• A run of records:
____

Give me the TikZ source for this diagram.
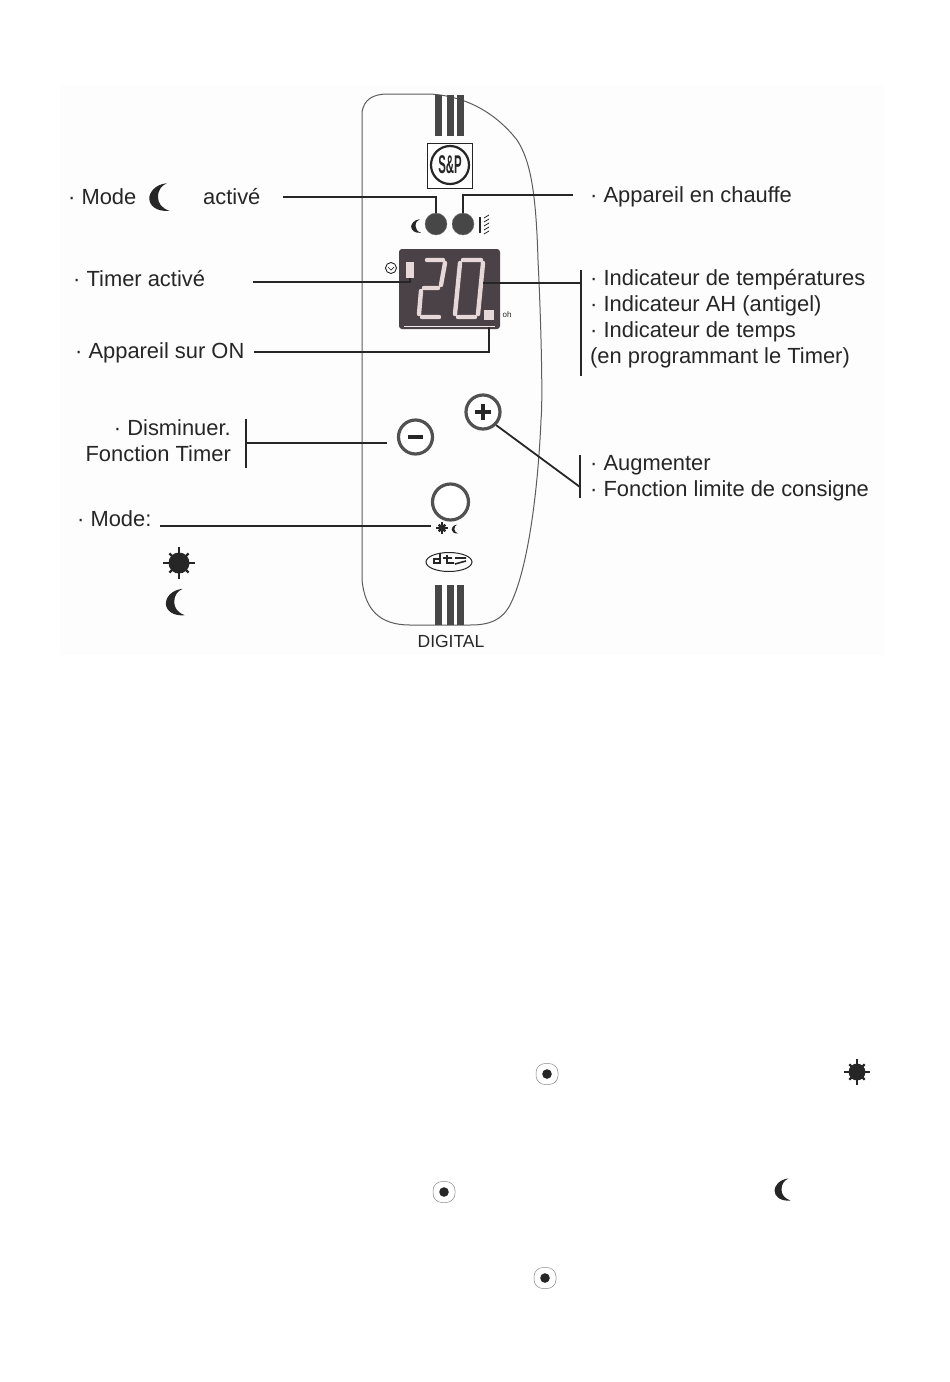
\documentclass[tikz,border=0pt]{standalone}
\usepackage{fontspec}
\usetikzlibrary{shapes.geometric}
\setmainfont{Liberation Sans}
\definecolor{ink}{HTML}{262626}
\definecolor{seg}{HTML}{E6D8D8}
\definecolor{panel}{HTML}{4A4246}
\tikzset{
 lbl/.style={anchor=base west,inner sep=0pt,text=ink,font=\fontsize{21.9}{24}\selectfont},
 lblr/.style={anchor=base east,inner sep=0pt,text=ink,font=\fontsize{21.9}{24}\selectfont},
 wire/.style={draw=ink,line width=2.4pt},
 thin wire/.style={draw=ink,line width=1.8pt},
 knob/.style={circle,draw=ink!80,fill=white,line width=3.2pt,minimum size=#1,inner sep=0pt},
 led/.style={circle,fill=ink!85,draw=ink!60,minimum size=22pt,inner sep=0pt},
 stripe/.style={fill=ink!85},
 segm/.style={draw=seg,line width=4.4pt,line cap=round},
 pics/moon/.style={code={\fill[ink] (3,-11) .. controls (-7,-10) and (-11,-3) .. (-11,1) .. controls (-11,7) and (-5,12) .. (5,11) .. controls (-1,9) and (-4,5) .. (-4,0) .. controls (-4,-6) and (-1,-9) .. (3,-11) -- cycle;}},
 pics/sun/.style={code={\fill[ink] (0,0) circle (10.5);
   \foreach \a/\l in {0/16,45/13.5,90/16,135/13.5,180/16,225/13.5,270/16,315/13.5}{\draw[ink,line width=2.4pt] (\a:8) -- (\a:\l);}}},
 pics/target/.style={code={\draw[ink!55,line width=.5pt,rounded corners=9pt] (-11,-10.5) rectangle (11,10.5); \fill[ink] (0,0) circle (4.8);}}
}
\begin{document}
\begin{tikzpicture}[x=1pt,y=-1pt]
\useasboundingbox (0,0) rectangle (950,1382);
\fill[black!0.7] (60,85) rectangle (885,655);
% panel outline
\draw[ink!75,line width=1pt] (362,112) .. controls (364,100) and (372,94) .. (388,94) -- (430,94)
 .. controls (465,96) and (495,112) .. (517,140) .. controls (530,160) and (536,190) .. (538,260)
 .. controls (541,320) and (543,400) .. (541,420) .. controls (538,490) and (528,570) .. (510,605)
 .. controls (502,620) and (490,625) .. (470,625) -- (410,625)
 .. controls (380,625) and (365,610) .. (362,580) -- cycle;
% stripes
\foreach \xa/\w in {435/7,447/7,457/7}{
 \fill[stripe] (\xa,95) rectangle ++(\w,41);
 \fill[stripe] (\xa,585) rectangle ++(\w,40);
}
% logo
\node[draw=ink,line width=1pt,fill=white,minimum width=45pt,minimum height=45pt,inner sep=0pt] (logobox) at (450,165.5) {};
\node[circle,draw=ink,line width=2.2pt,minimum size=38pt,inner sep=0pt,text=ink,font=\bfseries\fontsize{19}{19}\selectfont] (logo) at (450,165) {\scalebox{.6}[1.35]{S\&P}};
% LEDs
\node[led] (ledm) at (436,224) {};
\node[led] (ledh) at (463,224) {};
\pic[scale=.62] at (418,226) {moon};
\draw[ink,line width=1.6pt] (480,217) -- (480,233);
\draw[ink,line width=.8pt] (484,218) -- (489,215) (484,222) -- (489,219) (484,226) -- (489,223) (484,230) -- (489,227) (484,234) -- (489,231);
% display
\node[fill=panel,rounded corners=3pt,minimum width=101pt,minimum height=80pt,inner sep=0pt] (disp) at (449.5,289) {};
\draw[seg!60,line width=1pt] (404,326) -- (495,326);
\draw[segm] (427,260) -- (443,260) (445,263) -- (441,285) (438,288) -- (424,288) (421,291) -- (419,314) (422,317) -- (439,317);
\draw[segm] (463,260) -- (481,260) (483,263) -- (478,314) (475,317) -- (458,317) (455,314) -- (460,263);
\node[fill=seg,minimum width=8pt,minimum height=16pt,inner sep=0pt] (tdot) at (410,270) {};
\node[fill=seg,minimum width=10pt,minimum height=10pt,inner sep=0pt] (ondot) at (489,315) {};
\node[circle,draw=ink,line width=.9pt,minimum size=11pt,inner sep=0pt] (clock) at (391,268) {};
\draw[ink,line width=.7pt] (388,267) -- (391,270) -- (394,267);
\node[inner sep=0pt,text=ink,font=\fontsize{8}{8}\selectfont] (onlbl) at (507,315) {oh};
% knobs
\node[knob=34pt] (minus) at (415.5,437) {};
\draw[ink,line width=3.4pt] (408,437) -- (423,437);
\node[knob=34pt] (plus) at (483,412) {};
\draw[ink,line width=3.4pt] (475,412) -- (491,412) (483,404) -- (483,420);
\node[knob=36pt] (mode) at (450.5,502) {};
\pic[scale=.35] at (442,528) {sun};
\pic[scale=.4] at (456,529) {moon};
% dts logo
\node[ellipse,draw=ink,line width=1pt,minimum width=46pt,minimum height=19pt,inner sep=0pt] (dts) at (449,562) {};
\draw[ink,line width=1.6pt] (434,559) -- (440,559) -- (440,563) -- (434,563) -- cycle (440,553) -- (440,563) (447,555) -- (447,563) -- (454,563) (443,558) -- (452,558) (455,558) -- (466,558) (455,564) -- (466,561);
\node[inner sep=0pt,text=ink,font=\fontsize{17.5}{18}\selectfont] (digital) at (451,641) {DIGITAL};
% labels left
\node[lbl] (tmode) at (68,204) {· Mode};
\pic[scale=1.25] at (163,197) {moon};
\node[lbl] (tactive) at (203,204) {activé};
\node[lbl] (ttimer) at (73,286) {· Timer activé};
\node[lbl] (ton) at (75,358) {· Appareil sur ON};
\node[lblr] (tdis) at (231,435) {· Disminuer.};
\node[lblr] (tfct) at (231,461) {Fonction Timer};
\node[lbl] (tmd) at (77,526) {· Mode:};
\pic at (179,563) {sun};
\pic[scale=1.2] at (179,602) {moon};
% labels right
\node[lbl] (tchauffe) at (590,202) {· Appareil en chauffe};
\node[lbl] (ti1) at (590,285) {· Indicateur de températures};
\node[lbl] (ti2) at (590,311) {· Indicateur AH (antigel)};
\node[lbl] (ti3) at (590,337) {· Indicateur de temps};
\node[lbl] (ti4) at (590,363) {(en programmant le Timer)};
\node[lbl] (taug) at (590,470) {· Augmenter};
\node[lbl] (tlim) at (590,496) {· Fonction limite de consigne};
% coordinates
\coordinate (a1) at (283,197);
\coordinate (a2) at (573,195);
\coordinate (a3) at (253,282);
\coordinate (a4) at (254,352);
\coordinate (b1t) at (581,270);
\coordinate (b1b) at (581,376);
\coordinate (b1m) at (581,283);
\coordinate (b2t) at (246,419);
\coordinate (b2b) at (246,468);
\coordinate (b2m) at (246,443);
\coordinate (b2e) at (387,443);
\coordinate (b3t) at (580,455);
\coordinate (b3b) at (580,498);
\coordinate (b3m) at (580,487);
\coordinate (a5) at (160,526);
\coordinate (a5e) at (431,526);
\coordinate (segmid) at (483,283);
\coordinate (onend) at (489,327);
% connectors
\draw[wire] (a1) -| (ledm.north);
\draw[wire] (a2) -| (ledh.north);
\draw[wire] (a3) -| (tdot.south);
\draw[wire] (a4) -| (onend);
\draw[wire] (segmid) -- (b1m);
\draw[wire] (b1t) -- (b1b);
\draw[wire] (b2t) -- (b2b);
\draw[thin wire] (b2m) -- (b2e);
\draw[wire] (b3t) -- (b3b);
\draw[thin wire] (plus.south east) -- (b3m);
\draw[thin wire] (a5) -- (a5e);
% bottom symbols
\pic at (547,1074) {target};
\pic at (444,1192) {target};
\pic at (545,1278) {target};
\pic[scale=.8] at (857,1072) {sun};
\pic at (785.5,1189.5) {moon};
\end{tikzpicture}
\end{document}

____

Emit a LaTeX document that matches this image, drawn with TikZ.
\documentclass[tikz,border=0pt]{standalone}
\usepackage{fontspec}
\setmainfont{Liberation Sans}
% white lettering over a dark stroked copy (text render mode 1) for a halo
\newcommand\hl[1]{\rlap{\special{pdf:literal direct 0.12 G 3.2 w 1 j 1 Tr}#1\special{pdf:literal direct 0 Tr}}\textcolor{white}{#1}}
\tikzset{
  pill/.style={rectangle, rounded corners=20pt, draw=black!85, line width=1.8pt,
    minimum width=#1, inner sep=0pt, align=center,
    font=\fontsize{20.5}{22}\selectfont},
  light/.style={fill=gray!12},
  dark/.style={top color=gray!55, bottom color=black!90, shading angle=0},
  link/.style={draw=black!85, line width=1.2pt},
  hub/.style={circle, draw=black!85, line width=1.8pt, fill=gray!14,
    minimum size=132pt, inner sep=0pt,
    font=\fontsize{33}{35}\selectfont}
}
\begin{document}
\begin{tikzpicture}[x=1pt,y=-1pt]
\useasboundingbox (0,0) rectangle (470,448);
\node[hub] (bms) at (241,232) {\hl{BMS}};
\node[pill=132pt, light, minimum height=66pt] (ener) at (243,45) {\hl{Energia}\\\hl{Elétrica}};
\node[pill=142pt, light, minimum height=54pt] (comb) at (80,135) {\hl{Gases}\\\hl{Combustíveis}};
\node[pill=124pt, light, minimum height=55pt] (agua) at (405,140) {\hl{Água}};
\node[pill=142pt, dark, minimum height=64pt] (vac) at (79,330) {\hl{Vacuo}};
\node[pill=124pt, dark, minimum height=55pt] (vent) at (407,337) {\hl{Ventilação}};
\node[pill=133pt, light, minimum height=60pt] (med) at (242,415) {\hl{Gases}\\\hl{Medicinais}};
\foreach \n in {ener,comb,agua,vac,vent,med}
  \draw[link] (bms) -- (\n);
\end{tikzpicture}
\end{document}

____

From the material above, gather all lines that include the string "this" and copy them.

Give me the TikZ source for this diagram.
Emit a LaTeX document that matches this image, drawn with TikZ.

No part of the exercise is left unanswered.